05 January 2006

The General's Last Stand

Ariel Sharon isn’t the only one in need of medical attention. Some could easily argue that the Israeli government on the whole is on life support; the political death of Sharon could be the tipping point that changes the entire dynamic of Israel and her relationship with the Middle East Peace Process. Some could argue that Sharon is one of the last in a dying breed of Israeli politicians, old enough to remember the glory days of the Six Day War, malleable enough to relinquish the spoils of victory in exchange for broken promises and the hope for peace.

As the death knell sounds for the era of Land for Peace we are left wondering what will be the future of Israeli politics? Despite poll numbers published by the notoriously left-wing Israeli media, I now cannot believe that the fledgling Kadima party has any chance for success in the upcoming elections. It is a party of politically elite has-beens trying desperately to retain some sort of old guard middle ground in the post-Disengagement era. If the torture of separating Jewish people from their own homeland wasn't enough, the consequential establishment of joint Hamas/Al-Quaeda terror bases in the Gaza Strip should certainly be enough to convince the Israeli people that Land for Peace can no longer be considered a viable option if the State of Israel is to survive.

Days before his second and massive stroke, international media outlets reported that Sharon was considering an end to the infamous “Road Map for Peace.” Instead of attempting more fruitless negotiations and land deals with the Palestinians, Israel would demand money and signed promises from America, guaranteeing Israeli security in exchange for Judea and Samaria. This would put America in the role of grand arbiter for the Palestinians, a role that some would argue America has already taken on in full force. Sharon’s “new plan” would also agree with the land for peace portion of Kadima’s political platform. Some would argue, and rightly so, that the only difference between this new plan and the Road Map is the absence of the Palestinians at the negotiating table. Does that really matter? The Palestinians have repeatedly declared that they want nothing more than the death of Israel. They have backed up these proclamations by not abiding by agreements and, in fact, increasing terror activities against Israel before the ink on every "peace deal" was dry. Therefore, would Sharon’s "new plan" truly differ from the Road Map at all? Literally speaking, no. Ideologically speaking, yes.

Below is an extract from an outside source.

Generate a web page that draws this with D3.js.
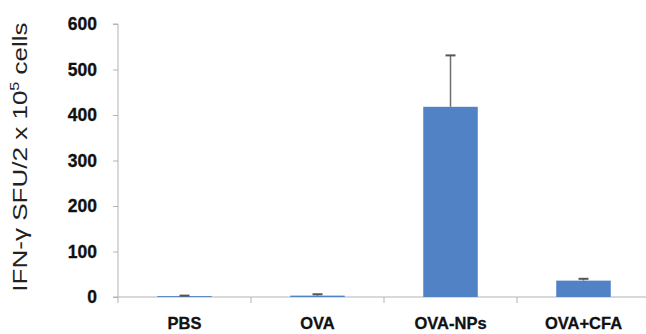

If this purported plan was truly in Sharon's playbook, could it be that his sole purpose in leaking it to the press was to declare to the world that what is really at stake in the whole Middle East Peace Process isn't Israel's relationship with the Palestinians, but her relationship with America? In making America the sole arbiter of Israel's greatest enemy, was Sharon really saying that the country that used to be Israel's greatest ally can no longer be considered a trusted friend? That Israel should approach America as a political force that must be dealt with, one-on-one? Was Sharon acknowledging what he himself was forced to realize during the dark days of Disengagement: The entire Middle East Peace Process was not waged between an Israeli/American joint force versus the Arab world, but between Israel and an Arab/American alliance?

Sharon may be dying, but the General who swore, "no more land for peace" will be dying with his boots on. In the end, only HaShem truly knows what drove this bullish force to kowtow to the demands of foreign leaders, to watch as his own people were forced from the homes he had helped to build only decades ago. With one careful leak, however, Ariel Sharon showed the world that he would not go gently into that good night. In the wise and careful way of a soldier who has been forced to become a politician, Ariel Sharon revealed to the world the mind-boggling truth of Middle East politics: Israel is alone. Alone in wanting sovereignty; alone in wanting peace; alone in wanting friendship with America and the rest of the world. For the first time, an Israeli politician has acknowledged that Israel is alone in her fight for survival. If his words are heeded above the noise and the rhetoric surrounding his passing, the General who seemed to fail his people may have just given Israel and her real allies the knowledge we need to start winning the fight.